We have got a very lot of Arabs here at the moment.
On enquiry it turns out that they are mostly Saudis, and they are here because the visa restrictions for tourists have been relaxed lately.
I think this is a brilliant idea and would be entirely up for allowing holiday visas for anybody who wants one. You can never have too many people wanting to give you their money.
it is a bit odd to see so many women dressed in black bags, though. I have never quite understood the thinking behind this one, nor why, once you do not absolutely have to, you would continue to wear one, except that I concede it saves a lot of futile attempts to look smart. I am having to control my impulses to harangue them about fighting for equality and rising up from under the patriarchal boot of oppression, but it would be futile in any case since most of them don’t speak English. Several of their husbands have been a bit nonplussed at finding themselves chauffeured by a non-male driver, but mostly have settled to the idea and seem to have decided to treat me as an honorary bloke for the duration.

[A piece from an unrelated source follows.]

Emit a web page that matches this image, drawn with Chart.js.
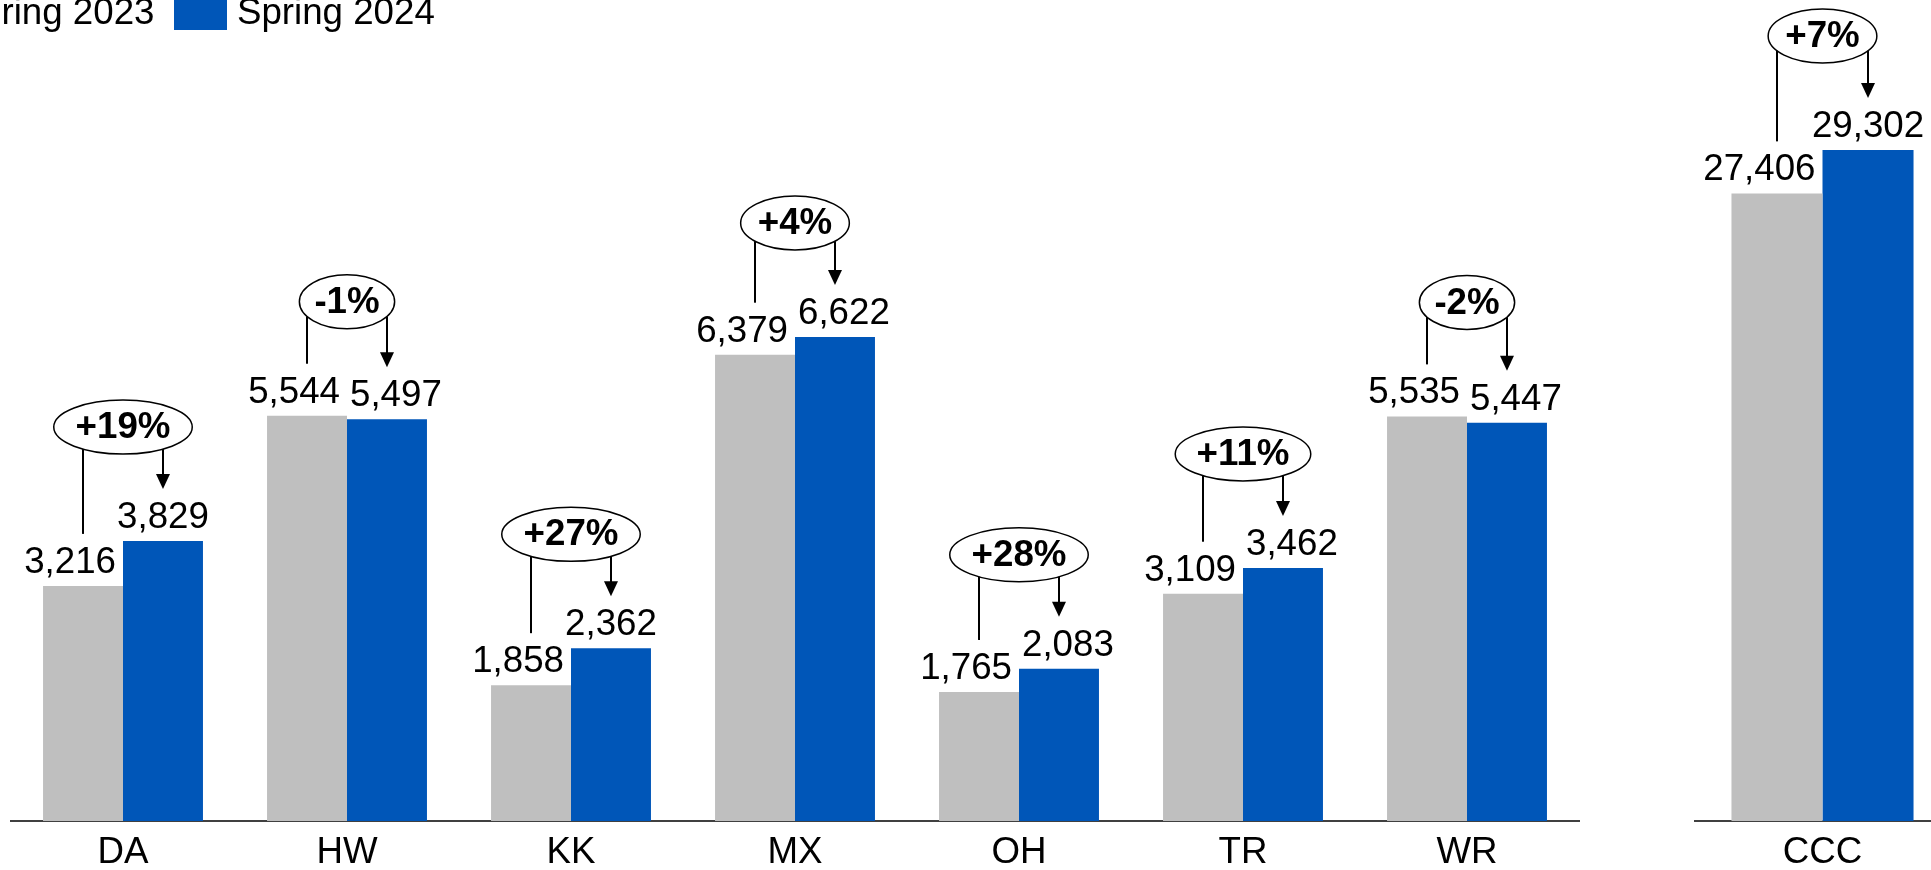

At least one woman, dispatched back to her hotel alone, was utterly thrilled by the idea, and kept saying again and again, in tones of delighted joy: You woman drive! You woman! Well done, well done.
I nodded and smiled, modestly.
Anyway, it is nice to have become suddenly multicultural, not least because they are all dripping in cash, and finding change for fifty pound notes has suddenly become a thing again.
Today the sun is shining, and it is absolutely about time. The second lot of washing is drying in the garden. Oliver has been for a haircut, and I am functioning at something of a low ebb due to an irritating migraine headache. This is not being helped by the brilliant sunshine dancing merrily on the lake, but I am jolly well not going to miss any of it. We have been very short of Vitamin D just lately.
I am sorry to say that our suspicions about Rosie’s Interesting Condition are becoming more and more confirmed as time goes on. My current gloomy expectation is that she will probably have one enormous fat puppy and love it so passionately that its fur will all be licked away by the time we are trying to find it a Loving Forever Home. She is practising on Roger Poopy at the moment, much to his irritation. He has had a neglected youth, and is about as tactile as a basking Great White.
In other news, we have had a tiresome email from British Rail telling us that they have decided to make random and unpredictable changes to their timetable over the next few weeks, and Oliver’s booked journey to Birmingham, being the first leg of his trip to Canada next weekend, might or might not happen after all, please don’t hang up your call is important to us, we will probably let you know if the train decides to show up.
With sublime indifference they have said we can get a different train if there is one, which there might or might not be, and we will all find out next week. Probably.
There is no hellfire too scorching for those responsible. I can only say how very glad I am that we have not yet reached the state of environmentally-virtuous dependence when we might actually be truly at the mercy of public transport networks.
If we need to take him down in the camper van then we can.
I do not think I am inclined to surrender my carbon footprint just yet.